The kitchen is located directly above the basement, and my wife always said she felt as if the energy from the manifestations was coming from down there. I know that we rarely went into the basement, except to do the laundry. Even then, we headed back upstairs as quickly as we could! There was a boarded-up recessed area in the basement, and I was unable to figure out its purpose. Perhaps there is a connection between that area and the haunting.
While Dan Gallagher makes an interesting point about a possible injury that caused the soldier to lose his head, the ghost’s presentation may have nothing to do with his appearance upon death.

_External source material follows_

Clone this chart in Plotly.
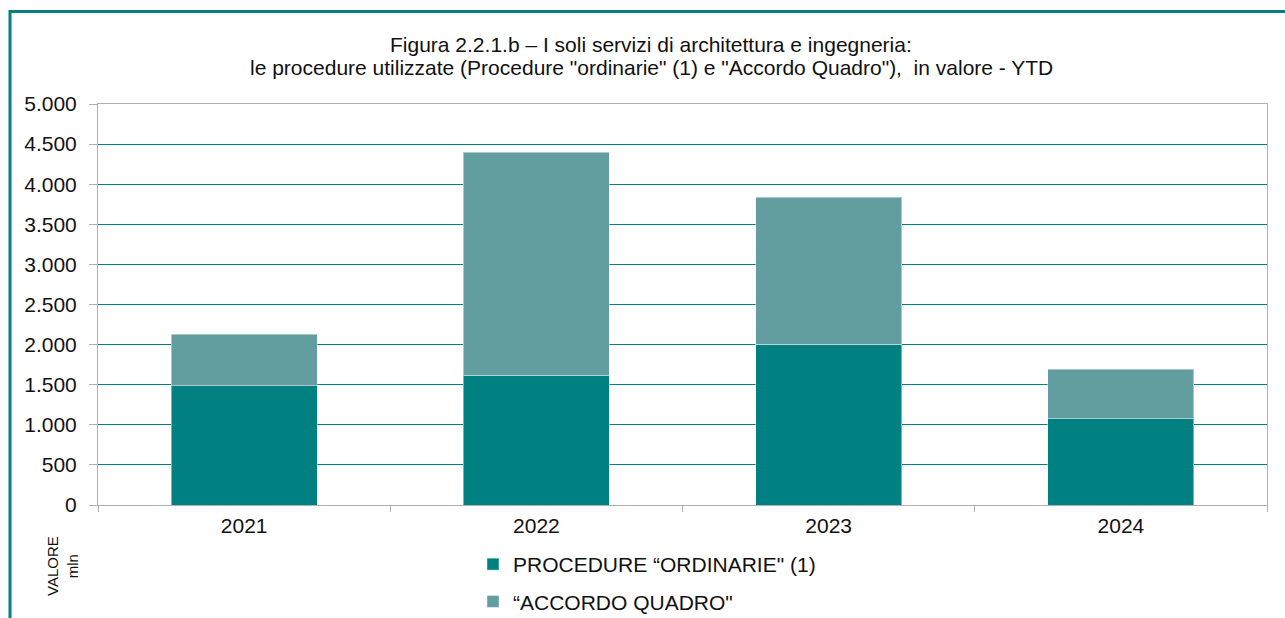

Ghosts often appear with missing parts. One theory says that they are simply unable to exert the energy necessary to present a full image.
When it comes to apparitions with missing parts, witnesses most commonly report that the apparitions are missing their lower extremities.
Ghosts in the News
Graveyard Party
IN WILLISTON, TENNESSEE, an antebellum home that was once part of the historic Walker Plantation is today home to a small family and to the ghosts of Civil War soldiers buried on the grounds. The lovely home with its columned front porch was built in 1857 and was home to the slave-owning Walker family, one of the first families to settle in Williston.
Phantom conversations were first heard by a painter who was working during remodeling. Before long, the family, too, heard the jumbled voices, always sounding as if they came from the next room. “It sounds like someone is having a party,” one family member told a reporter at the Fayette County Review.
It was common in the area for Confederate soldiers to be buried in shallow graves and under houses during the Civil War, and some believe it is the restless spirits of fatally wounded soldiers who haunt the home.
Where the Dead Wander
Gettysburg, Pennsylvania, is home to one of the most famous haunted battle sites in America. It was the biggest and bloodiest battle of the Civil War with over 51,000 soldiers killed. The horror filled the first three days of July 1863 and ended with the union Army claiming victory over the Confederate troops.
What was once just a small town fifty miles northwest of Baltimore is today a major tourist magnet. Two million people visit the Gettysburg National Military Park each year to explore the twenty-six miles of park roads and scrutinize the fourteen hundred monuments. Whether they are looking for ghosts or not, countless visitors come away with inexplicable images on their photos and thrilling accounts of spirit encounters.
Apparitions of soldiers are most frequently witnessed. Sometimes the images are filmy and transparent. Other times they appear so solid that they are assumed to be live people dressed in period costume—until they vanish before astonished viewers’ eyes!
Sometimes the soldiers float by without legs. A headless soldier on a ghostly horse is among the specters seen.
Downtown Gettysburg, about a mile north of the park, is also swarming with ghosts.
Built as the Hotel Gettysburg in 1890, one old inn took over the site of a 1797 tavern. Despite the newer structure, spirits of the Civil War seem rooted to the spot, for they are often seen at the hotel.
Hotel staff has named one ghost Rachel. Several times each year, guests report an eerie visit from the specter of a nurse who appears with a whoosh of cool air.
Some insist that she has communicated with them. She is distraught, they say, because of her inability to treat the many wounded soldiers with such horribly damaged limbs.
Nurse Rachel recently visited the same room twice, encountering a different startled guest each time. Both guests reported that their dresser drawers mysteriously popped open, and their clothing was yanked out.